We shouldn’t let sleazy pro-Trump grifters distract us from Qatar’s behavior, which is troubling in a number of ways. The country’s enormous natural gas reserves have allowed it to chart an independent and at times destabilizing course in the Middle East. Its Al-Jazeera news channel, support for the Arab Spring democracy movement and the Muslim Brotherhood, and economic ties with Iran have infuriated regional capitals from Cairo to Riyadh.

One of the precipitating events leading to the diplomatic showdown in June of 2017 was a shocking $1 billion ransom for the release of Qatari royals captured during a hunting trip in Iraq—reportedly paid to an al-Qaeda-connected group and Iranian officials.

Qatar may have also used its economic power to influence the president’s indebted son-in-law. Last August, a firm which counts the Qatari sovereign wealth fund as one of its largest shareholders helped bail out Jared Kushner’s family real estate company by agreeing to pay all 99 years of a long-term building lease up front.


Whether or how small-time MAGA figures are connected to bigger players like Erik Prince, Elliott Broidy, or foreign governments themselves remains to be seen.
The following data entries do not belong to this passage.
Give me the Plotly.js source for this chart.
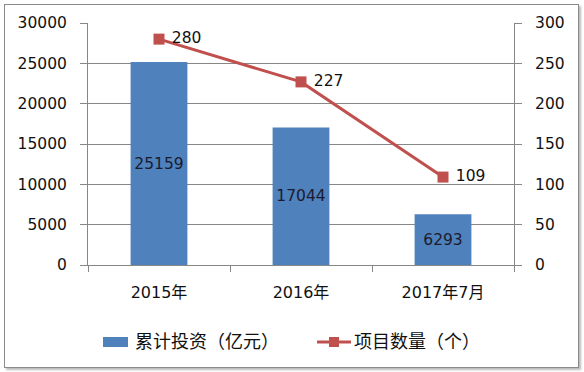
<!DOCTYPE html>
<html><head><meta charset="utf-8">
<script src="https://cdn.plot.ly/plotly-3.0.1.min.js"></script>
<style>
body{margin:0;background:#fff;}
#frame{position:absolute;left:4px;top:4px;width:573px;height:362px;border:1.5px solid #8a8a8a;box-shadow:2px 2px 2px #bbb;}
#chart{position:absolute;left:0;top:0;width:584px;height:372px;}
</style></head>
<body>
<div id="frame"></div>
<div id="chart"></div>
<script>
const categories = ["2015年", "2016年", "2017年7月"];
const investment = [25159, 17044, 6293];
const projects = [280, 227, 109];
const seriesNames = ["累计投资（亿元）", "项目数量（个）"];

const FONT = "DejaVu Sans, Noto Sans CJK SC, sans-serif";
const L = 88, R = 514, T = 23, B = 265;
const px = x => (x - L) / (R - L);
const py = y => (B - y) / (B - T);

const traces = [
  {type:'bar', x:categories, y:investment, name:seriesNames[0], marker:{color:'#4F81BD'},
   width:0.4, text:investment.map(String), textposition:'inside', insidetextanchor:'middle',
   textfont:{family:FONT,size:15.5,color:'#1b1b2e'}, cliponaxis:false, hoverinfo:'skip'},
  {type:'scatter', mode:'lines+markers+text', x:categories, y:projects, yaxis:'y2', name:seriesNames[1],
   line:{color:'#C0504D',width:3}, marker:{symbol:'square',size:11,color:'#C0504D'},
   text:projects.map(v=>' '+v), textposition:'middle right', textfont:{family:FONT,size:15.5,color:'#111'},
   cliponaxis:false, hoverinfo:'skip'}
];

const layout = {
  width:584, height:372, showlegend:false,
  paper_bgcolor:'rgba(0,0,0,0)', plot_bgcolor:'rgba(0,0,0,0)',
  margin:{l:L, r:584-R, t:T, b:372-B},
  font:{family:FONT,size:15.5,color:'#111'},
  xaxis:{type:'category', showline:true, linecolor:'#878787', linewidth:1, ticks:'outside', tickson:'boundaries',
    ticklen:6, tickcolor:'#878787', ticklabelstandoff:13, showgrid:false, tickfont:{family:FONT,size:16,color:'#111'},
    zeroline:false},
  yaxis:{range:[0,30000], dtick:5000, tickformat:'d', showline:true, linecolor:'#878787', ticks:'outside', ticklen:7,
    tickcolor:'#878787', gridcolor:'#878787', gridwidth:1, zeroline:false, ticklabelstandoff:10,
    tickfont:{family:FONT,size:15.5,color:'#111'}},
  yaxis2:{range:[0,300], dtick:50, tickformat:'d', overlaying:'y', side:'right', showline:true, linecolor:'#878787',
    ticks:'outside', ticklen:7, tickcolor:'#878787', showgrid:false, zeroline:false, ticklabelstandoff:10,
    tickfont:{family:FONT,size:15.5,color:'#111'}},
  bargap:0.6,
  shapes:[
    {type:'rect', xref:'paper', yref:'paper', x0:px(103), x1:px(128), y0:py(347), y1:py(337),
     fillcolor:'#4F81BD', line:{width:0}},
    {type:'line', xref:'paper', yref:'paper', x0:px(317), x1:px(351), y0:py(342), y1:py(342),
     line:{color:'#C0504D', width:3}},
    {type:'rect', xref:'paper', yref:'paper', x0:px(329), x1:px(339), y0:py(347), y1:py(337),
     fillcolor:'#C0504D', line:{width:0}}
  ],
  annotations:[
    {xref:'paper', yref:'paper', x:px(133), y:py(341), xanchor:'left', yanchor:'middle', showarrow:false,
     text:seriesNames[0], font:{family:FONT,size:18,color:'#111'}},
    {xref:'paper', yref:'paper', x:px(352), y:py(341), xanchor:'left', yanchor:'middle', showarrow:false,
     text:seriesNames[1], font:{family:FONT,size:18,color:'#111'}}
  ]
};
Plotly.newPlot('chart', traces, layout, {displayModeBar:false, staticPlot:true});
</script>
</body></html>
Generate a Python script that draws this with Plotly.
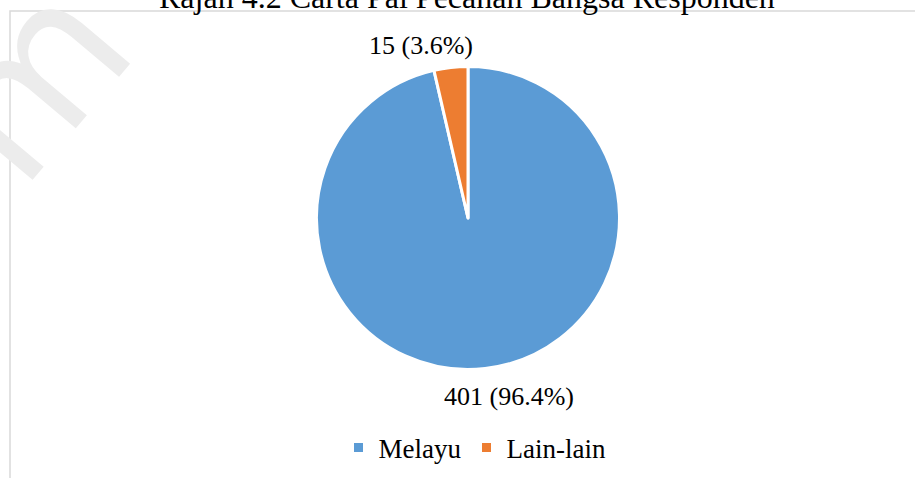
import plotly.graph_objects as go

W, H = 915, 478

title_text = "Rajah 4.2 Carta Pai Pecahan Bangsa Responden"
labels = ["Melayu", "Lain-lain"]
values = [401, 15]
colors = ["#5B9BD5", "#ED7D31"]

# where the outside labels sit (pixels, from top-left)
label_pos = [(509, 396), (421, 45)]

FONT = "Liberation Serif, Times New Roman, serif"


def px(x, y):
    return x / W, 1 - y / H


total = sum(values)
R = 151.5

fig = go.Figure(
    go.Pie(
        labels=labels,
        values=values,
        sort=False,
        direction="clockwise",
        rotation=0,
        textinfo="none",
        hoverinfo="label+value+percent",
        marker=dict(colors=colors, line=dict(color="white", width=3)),
        domain=dict(
            x=[(468 - R) / W, (468 + R) / W],
            y=[1 - (218 + R) / H, 1 - (218 - R) / H],
        ),
    )
)

annotations = []

# faint watermark in the corner
wx, wy = px(30, 80)
annotations.append(
    dict(
        text="m",
        x=wx,
        y=wy,
        xref="paper",
        yref="paper",
        xanchor="center",
        yanchor="middle",
        showarrow=False,
        textangle=-50,
        font=dict(family="DejaVu Sans", size=190, color="#ECECEC"),
    )
)

for v, (x, y) in zip(values, label_pos):
    ax, ay = px(x, y)
    annotations.append(
        dict(
            text=f"{v} ({v / total * 100:.1f}%)",
            x=ax,
            y=ay,
            xref="paper",
            yref="paper",
            xanchor="center",
            yanchor="middle",
            showarrow=False,
            font=dict(family=FONT, size=26, color="#000000"),
        )
    )

# title, partly cut off by the top edge
tx, ty = px(467, -3)
annotations.append(
    dict(
        text=title_text,
        x=tx,
        y=ty,
        xref="paper",
        yref="paper",
        xanchor="center",
        yanchor="middle",
        showarrow=False,
        font=dict(family=FONT, size=32, color="#000000"),
    )
)

fig.update_layout(
    width=W,
    height=H,
    margin=dict(l=0, r=0, t=0, b=0),
    paper_bgcolor="white",
    plot_bgcolor="white",
    showlegend=True,
    legend=dict(
        orientation="h",
        x=px(475, 0)[0],
        xanchor="center",
        y=px(0, 448)[1],
        yanchor="middle",
        font=dict(family=FONT, size=27, color="#000000"),
        itemwidth=30,
        traceorder="normal",
    ),
    annotations=annotations,
    shapes=[
        dict(
            type="rect",
            xref="paper",
            yref="paper",
            x0=10 / W,
            x1=1.05,
            y0=-0.05,
            y1=1 - 11 / H,
            line=dict(color="#D9D9D9", width=1.5),
            fillcolor="rgba(0,0,0,0)",
            layer="below",
        )
    ],
)

# drop the default page margin so the figure sits at the window's corner
fig.write_html(
    "out.html",
    config={"displayModeBar": False},
    post_script="document.body.style.margin='0';",
)
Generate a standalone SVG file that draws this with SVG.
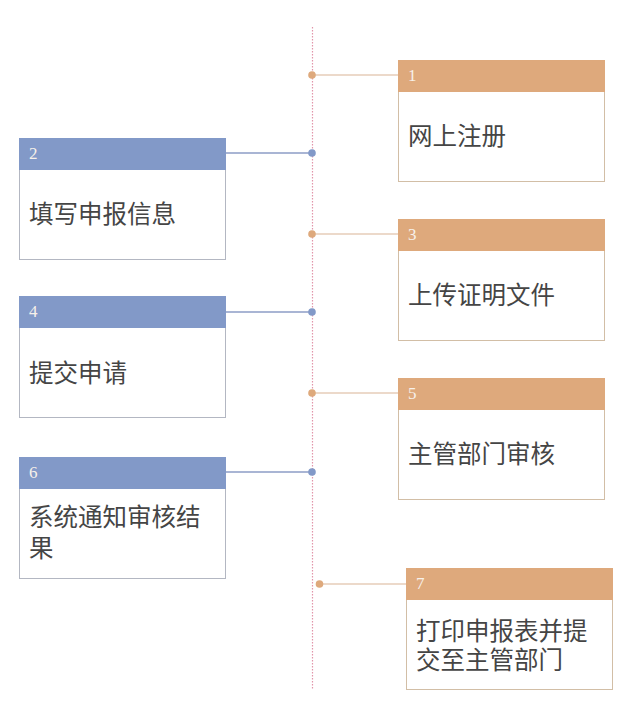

The Foreign Agents Registration Act (FARA) requires anyone acting on behalf of a foreign principal to influence U.S. public opinion or policy to register with the Department of Justice, but there are loopholes and gray areas that allow many such campaigns to operate under the radar. For instance, an American defense contractor could donate large sums to a U.S.-based think tank to effectively advocate on behalf of a foreign power without being forced to disclose its activities.

But there’s nothing like a federal investigation to force closely guarded information into the public domain. A look back at Paul Manafort’s secret effort to discredit the Ukrainian opposition, detailed by Ukrainian government sources and filings by federal prosecutors, is instructive. Manafort paid a conservative blogger named Christopher Badeaux—who was previously entangled in the Malaysian payola scandal— to establish a website for a “fake” think tank called the Center for the Study of Former Soviet Socialist Republics (CXSSR). Badeaux’s role emerged when he was named as a potential witness for the Manafort trial in the District of Columbia (which became moot once Manafort struck a plea deal with the federal government).

It remains to be seen what George Nader—the Erik Prince- and Elliott Broidy-linked UAE adviser who funneled millions to support anti-Qatar think tank conferences—has told federal investigators. To the extent that Mueller’s report is made public, we could learn more about how this opaque advocacy campaign worked, and who else might have been involved. It will be important to keep an eye on how aggressive Attorney General William Barr is in blocking the release of information that falls under his fourth stated criterion for redaction: “information that would unduly infringe on the personal privacy and reputational interests of peripheral third parties.”

“What did the president know and when did he know it?” is a question we all hope the Mueller report resolves. But it is not the only question. The special counsel may or may not provide a roadmap for impeachment by documenting crimes, conspiracies or other abuses of power. By exposing the Middle East grift, he could also help drain the swamp that fuels so much of the cynicism that dominates our politics. And if you subscribe to the theory that “Trump is a symptom, not a cause,” this might turn out to be more important to the future of the republic.


Correction, April 12, 2019, 12:49 p.m.: The article originally stated that, “According to hacked emails given to the New York Times, ex-RNC finance co-chair Elliott Broidy also claimed to have personally lobbied the president to fire Tillerson.” Broidy is not a registered lobbyist and his recommendation to President Trump that Tillerson be fired was not made in an official capacity. The sentence has been changed to read: “According to hacked emails given to the New York Times, ex-RNC finance co-chair Elliott Broidy also claimed to have personally recommended that the president to fire Tillerson.”